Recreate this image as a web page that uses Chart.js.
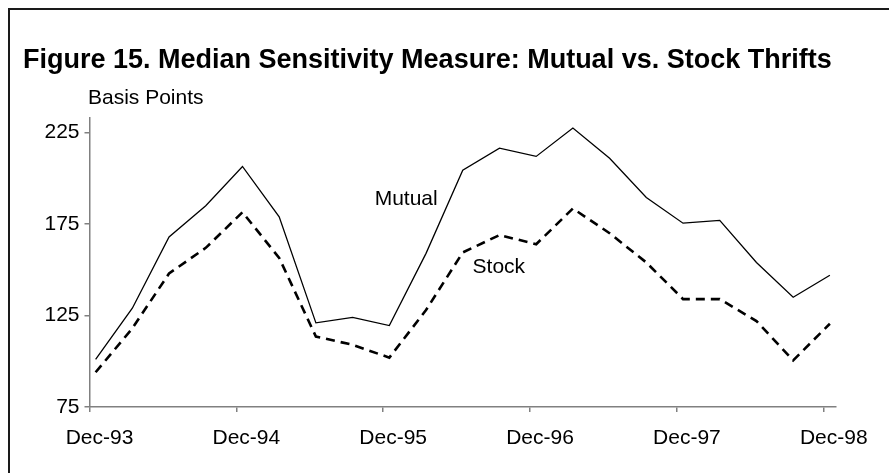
<!DOCTYPE html>
<html>
<head>
<meta charset="utf-8">
<script src="https://cdn.jsdelivr.net/npm/chart.js@4"></script>
<style>
  html, body { margin: 0; padding: 0; background: #fff; }
  #wrap { width: 889px; height: 473px; }
</style>
</head>
<body>
<div id="wrap"><canvas id="FigChart" width="889" height="473"></canvas></div>
<script>
// quarterly observations, Dec-93 .. Dec-98
var quarters = ["Dec-93","Mar-94","Jun-94","Sep-94","Dec-94","Mar-95","Jun-95","Sep-95","Dec-95",
                "Mar-96","Jun-96","Sep-96","Dec-96","Mar-97","Jun-97","Sep-97","Dec-97",
                "Mar-98","Jun-98","Sep-98","Dec-98"];
var mutual = [101, 129, 168, 185, 206.5, 179, 121, 124, 119.5, 159, 204.5, 216.5, 212, 227.5,
              211, 189.5, 175.5, 177, 154, 135, 147];
var stock = [94, 118, 148, 162, 181.5, 156.5, 113.5, 109, 102, 128, 159.5, 169, 164, 183.5,
             170, 154, 134, 134, 122, 100.5, 120.5];
var yTicks = [75, 125, 175, 225];
var xTickLabels = ["Dec-93", "Dec-94", "Dec-95", "Dec-96", "Dec-97", "Dec-98"];

// x axis runs in months from Dec-93; each quarter's value sits half a month past its tick
function toPoints(vals){
    return vals.map(function(v, i){ return {x: i * 3 + 0.5, y: v}; });
}

var FONT = "'Liberation Sans', Arial, sans-serif";

var decor = {
    id: "decor",
    afterDraw: function(chart){
        var c = chart.ctx;
        var xs = chart.scales.x, ys = chart.scales.y;
        c.save();
        // frame, left and top edges
        c.strokeStyle = "#1a1a1a";
        c.lineWidth = 2;
        c.beginPath();
        c.moveTo(9, 473);
        c.lineTo(9, 9);
        c.lineTo(889, 9);
        c.stroke();

        c.fillStyle = "#000";
        c.textBaseline = "alphabetic";
        c.textAlign = "left";
        c.font = "bold 27px " + FONT;
        c.fillText("Figure 15. Median Sensitivity Measure: Mutual vs. Stock Thrifts", 23, 68);
        c.font = "21px " + FONT;
        c.fillText("Basis Points", 88, 104);
        c.textBaseline = "middle";
        c.fillText("Mutual", xs.getPixelForValue(23.3), ys.getPixelForValue(188.5));
        c.fillText("Stock", xs.getPixelForValue(31.3), ys.getPixelForValue(151.3));
        c.restore();
    }
};

var ctx = document.getElementById("FigChart");
new Chart(ctx, {
    type: "line",
    data: {
        datasets: [{
            label: "Mutual",
            data: toPoints(mutual),
            borderColor: "#000",
            borderWidth: 1.3,
            pointRadius: 0,
            tension: 0,
            fill: false
        }, {
            label: "Stock",
            data: toPoints(stock),
            borderColor: "#000",
            borderWidth: 2.6,
            borderDash: [9, 6],
            pointRadius: 0,
            tension: 0,
            fill: false
        }]
    },
    options: {
        responsive: false,
        animation: false,
        layout: { padding: { top: 118, right: 53, bottom: 0, left: 0 } },
        plugins: {
            legend: { display: false },
            title: { display: false },
            tooltip: { enabled: false }
        },
        scales: {
            x: {
                type: "linear",
                min: 0,
                max: 61,
                afterBuildTicks: function(s){
                    s.ticks = xTickLabels.map(function(l, i){ return {value: i * 12}; });
                },
                afterFit: function(s){ s.height = 66; },
                ticks: {
                    autoSkip: false,
                    maxRotation: 0,
                    padding: 14,
                    labelOffset: 10,
                    color: "#000",
                    font: { family: FONT, size: 21 },
                    callback: function(v){ return xTickLabels[Math.round(v / 12)]; }
                },
                grid: { drawOnChartArea: false, tickLength: 5, color: "#808080", lineWidth: 1.5 },
                border: { color: "#808080", width: 1.5 }
            },
            y: {
                min: 75,
                max: 233,
                afterBuildTicks: function(s){
                    s.ticks = yTicks.map(function(v){ return {value: v}; });
                },
                afterFit: function(s){ s.width = 89.5; },
                ticks: {
                    padding: 5,
                    color: "#000",
                    font: { family: FONT, size: 21 }
                },
                grid: { drawOnChartArea: false, tickLength: 5, color: "#808080", lineWidth: 1.5 },
                border: { color: "#808080", width: 1.5 }
            }
        }
    },
    plugins: [decor]
});
</script>
</body>
</html>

# # # # #

WORK TO BE COMPLETED
Take the listing above and print it exactly, apart from the pictures.

RESPONSE FOR THIS EXERCISE
Recreate this image as a web page that uses Chart.js.
<!DOCTYPE html>
<html>
<head>
<meta charset="utf-8">
<script src="https://cdn.jsdelivr.net/npm/chart.js@4"></script>
<style>
  html, body { margin: 0; padding: 0; background: #fff; }
  #wrap { width: 889px; height: 473px; }
</style>
</head>
<body>
<div id="wrap"><canvas id="FigChart" width="889" height="473"></canvas></div>
<script>
// quarterly observations, Dec-93 .. Dec-98
var quarters = ["Dec-93","Mar-94","Jun-94","Sep-94","Dec-94","Mar-95","Jun-95","Sep-95","Dec-95",
                "Mar-96","Jun-96","Sep-96","Dec-96","Mar-97","Jun-97","Sep-97","Dec-97",
                "Mar-98","Jun-98","Sep-98","Dec-98"];
var mutual = [101, 129, 168, 185, 206.5, 179, 121, 124, 119.5, 159, 204.5, 216.5, 212, 227.5,
              211, 189.5, 175.5, 177, 154, 135, 147];
var stock = [94, 118, 148, 162, 181.5, 156.5, 113.5, 109, 102, 128, 159.5, 169, 164, 183.5,
             170, 154, 134, 134, 122, 100.5, 120.5];
var yTicks = [75, 125, 175, 225];
var xTickLabels = ["Dec-93", "Dec-94", "Dec-95", "Dec-96", "Dec-97", "Dec-98"];

// x axis runs in months from Dec-93; each quarter's value sits half a month past its tick
function toPoints(vals){
    return vals.map(function(v, i){ return {x: i * 3 + 0.5, y: v}; });
}

var FONT = "'Liberation Sans', Arial, sans-serif";

var decor = {
    id: "decor",
    afterDraw: function(chart){
        var c = chart.ctx;
        var xs = chart.scales.x, ys = chart.scales.y;
        c.save();
        // frame, left and top edges
        c.strokeStyle = "#1a1a1a";
        c.lineWidth = 2;
        c.beginPath();
        c.moveTo(9, 473);
        c.lineTo(9, 9);
        c.lineTo(889, 9);
        c.stroke();

        c.fillStyle = "#000";
        c.textBaseline = "alphabetic";
        c.textAlign = "left";
        c.font = "bold 27px " + FONT;
        c.fillText("Figure 15. Median Sensitivity Measure: Mutual vs. Stock Thrifts", 23, 68);
        c.font = "21px " + FONT;
        c.fillText("Basis Points", 88, 104);
        c.textBaseline = "middle";
        c.fillText("Mutual", xs.getPixelForValue(23.3), ys.getPixelForValue(188.5));
        c.fillText("Stock", xs.getPixelForValue(31.3), ys.getPixelForValue(151.3));
        c.restore();
    }
};

var ctx = document.getElementById("FigChart");
new Chart(ctx, {
    type: "line",
    data: {
        datasets: [{
            label: "Mutual",
            data: toPoints(mutual),
            borderColor: "#000",
            borderWidth: 1.3,
            pointRadius: 0,
            tension: 0,
            fill: false
        }, {
            label: "Stock",
            data: toPoints(stock),
            borderColor: "#000",
            borderWidth: 2.6,
            borderDash: [9, 6],
            pointRadius: 0,
            tension: 0,
            fill: false
        }]
    },
    options: {
        responsive: false,
        animation: false,
        layout: { padding: { top: 118, right: 53, bottom: 0, left: 0 } },
        plugins: {
            legend: { display: false },
            title: { display: false },
            tooltip: { enabled: false }
        },
        scales: {
            x: {
                type: "linear",
                min: 0,
                max: 61,
                afterBuildTicks: function(s){
                    s.ticks = xTickLabels.map(function(l, i){ return {value: i * 12}; });
                },
                afterFit: function(s){ s.height = 66; },
                ticks: {
                    autoSkip: false,
                    maxRotation: 0,
                    padding: 14,
                    labelOffset: 10,
                    color: "#000",
                    font: { family: FONT, size: 21 },
                    callback: function(v){ return xTickLabels[Math.round(v / 12)]; }
                },
                grid: { drawOnChartArea: false, tickLength: 5, color: "#808080", lineWidth: 1.5 },
                border: { color: "#808080", width: 1.5 }
            },
            y: {
                min: 75,
                max: 233,
                afterBuildTicks: function(s){
                    s.ticks = yTicks.map(function(v){ return {value: v}; });
                },
                afterFit: function(s){ s.width = 89.5; },
                ticks: {
                    padding: 5,
                    color: "#000",
                    font: { family: FONT, size: 21 }
                },
                grid: { drawOnChartArea: false, tickLength: 5, color: "#808080", lineWidth: 1.5 },
                border: { color: "#808080", width: 1.5 }
            }
        }
    },
    plugins: [decor]
});
</script>
</body>
</html>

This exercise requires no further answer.